Canon USA has filed US Federal Court lawsuits against several large online retailers to force them to stop selling grey market Canon cameras and other products in the United States.

Canon USA claims this 5D Mark III has a counterfeit serial number and was purchased from All New Shop. (Source: Canon USA)
Canon USA claims this 5D Mark III has a counterfeit serial number and was purchased from All New Shop. (Source: Canon USA)

In one lawsuit, Canon USA named Get It Digital and All New Shop as defendants, while in the other F&E Trading LLC (Big Value Inc, Electronics Valley, Electronics Basket, DavisMax, Netsales and Sixth Avenue) and its CEO Albert Houllou are named.

These retailers are not authorised Canon resellers. Some online retailers who are Canon USA authorised, such as B&H and Adorama, have previously sold grey market Canon products in addition to Canon USA-sourced stock marked as ‘Imports’. (Nikon Imports are still on the B&H website but Canon Imports are no longer advertised.)

The story was broken by Eric Reagan at US photo enthusiast website Photography Bay. He obtained copies of the court documents filed by Canon USA. The specific complaints included:
– Using counterfeit serial numbers on gray market Canon products;
– Lack of enforceable warranties or inferior warranty coverage;
– Packaging that does not accurately describe the products contained therein;
– The inclusion of photocopies of product operating manuals, as opposed to genuine manuals;
– Power supplies and accessories that are counterfeit, manufactured by third partes and/or not compliant with applicable laws, regulations and certifications

‘Canon USA cites US trademark statutes to argue that, because it is the exclusive licensee for the US market, the federal court should order the defendants to no longer offer imported Canon products for sale,’ Eric Reagan wrote in Photography Bay.

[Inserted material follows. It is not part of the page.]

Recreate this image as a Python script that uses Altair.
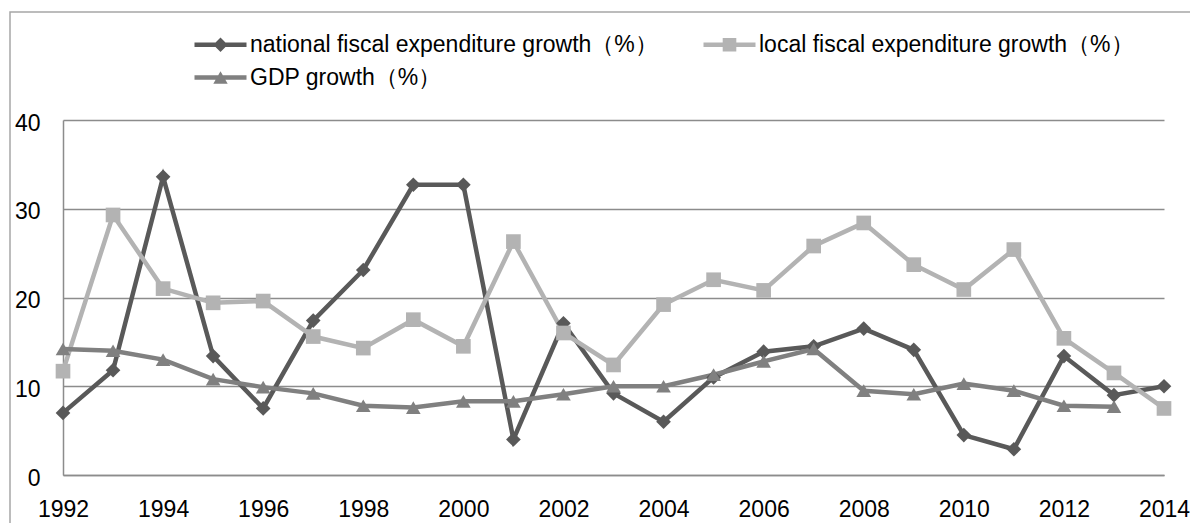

Canon USA claims the defendants’ behaviour amounts to unfair competition, topped up with a bit of false designation of origin and false description of goods, and finished off with a smidgin’ of misuse of Canon’s registered trademark.

Canon wants the court to issue an injunction that orders each of these companies to cease all sales of grey market Canon products. In addition, it wants the profits generated by the sales of the grey market Canon products along with damages, legal fees and costs.

Get It Digital and All New Shop were still gray marketing Canon cameras at time of publication.

BACKGROUND: The US camera market is far more ‘orderly’ than Australia. The Minimum Advertised Pricing (MAP) policies implemented over a year ago by suppliers with the leverage to enforce, it restricts authorised retailers from advertising a price lower than the Manufacturers Suggested Retail Price (although it can’t stop a retailer from selling a product at any price they choose.) At the launch stage of a new products’ life-cycle, the MAP appears to be keeping US prices higher than they would be without it. At launch, not even B&H and Adorama drop more than a few dollars below MSRP for popular brands such as Canon and Nikon. This has had a benefit for retailers in Australia and New Zealand by reducing price competition from US online retailers.

This new move by Canon will, if successful,  make the US market even more orderly, by eliminating the only other US-based source of Canon product. This will dissuade its authorised resellers from offering grey market product themselves, and protect them and its own online store from local grey market discounters.